These are some notes and comments on the essay read in the following video. It is manifestly a phenomenological study that arrives at some epistemological considerations. Attempts has been made to turn the rather fleeting, droning, chanting arguments into clear English, some might benefit from that.
First he gives a phenomenological account of either empathising with an object in what it is in its essence, like being another person, versus looking at an object and observing its properties, like observing a person and their manners. Observing a person and their manners is analysis (discrete, formulaic), reducing the understanding of them to an aggregate understanding in terms of something else (like, a list of actions they perform, and a list of properties). The other is understanding the person fully and emphatically (intuitive, continuous). The first assumes a choice or vantage point, or different choices of vantage points for each observation, the other doesn’t. Like the difference between looking at a cup and being the cup.

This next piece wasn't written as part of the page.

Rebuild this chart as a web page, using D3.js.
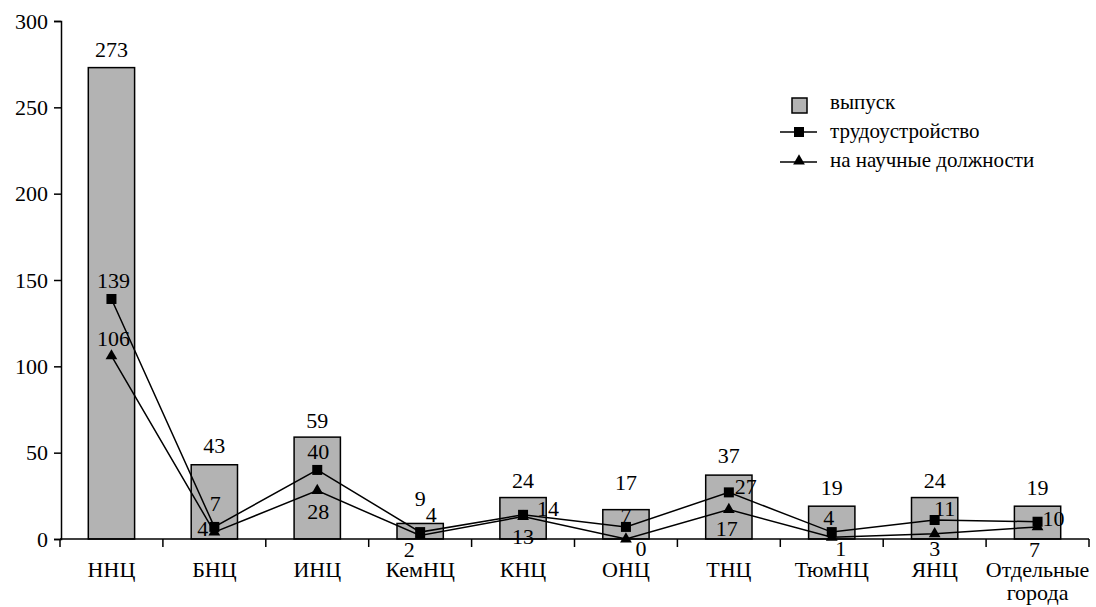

This same distinction is very common in mathematics. It’s the difference between on the one hand working in a chosen coordinate system, where you, say, have your space embedded in another space and discover its properties that way, or use algebraic formulas expressing the space and study the space working with those (the algebraic formulas are often not unique); or on the other hand studying the space intrinsically, in a “coordinate free” manner. The first approach is common to physicists, because it’s a useful way to get numbers. The second is used by mathematicians because they want to understand intrinsic “invariants” of spaces.
“Positive science” studies objects from an analytical point of view, and thus sees organs and their workings, denotes this with signs, in contrast to empathising with the being. Metaphysics is the science that tries to fully empathise with something’s being without sign.
My friend notes a lecture by Judith Butler.
“she was talking about transgender people and androgynous people and sexually ambiguous people and how asking them about their gender pretty much serves the purpose of applying them a set of behaviors or expectations
“by gender i mean assigned at birth, you want to know this so you can judge them based on how they should behave”
This is essentially a short-coming of analysis. You impose signs, those signs have meanings that approximate a perspective on the object under study, but successive approximations of an “external” character does not eventually give the metaphysical perception.
Foucault points out how analytical approaches to psychological disorders might be used as an instrument of power. An approach to understanding, say, being with anorexia by starting with a transcendental ideal of a body, and working out what it means to strive toward that ideal, etc., will only give a perspective and a partial picture, and may in fact impose structure, remove agency, and fail to grasp or help.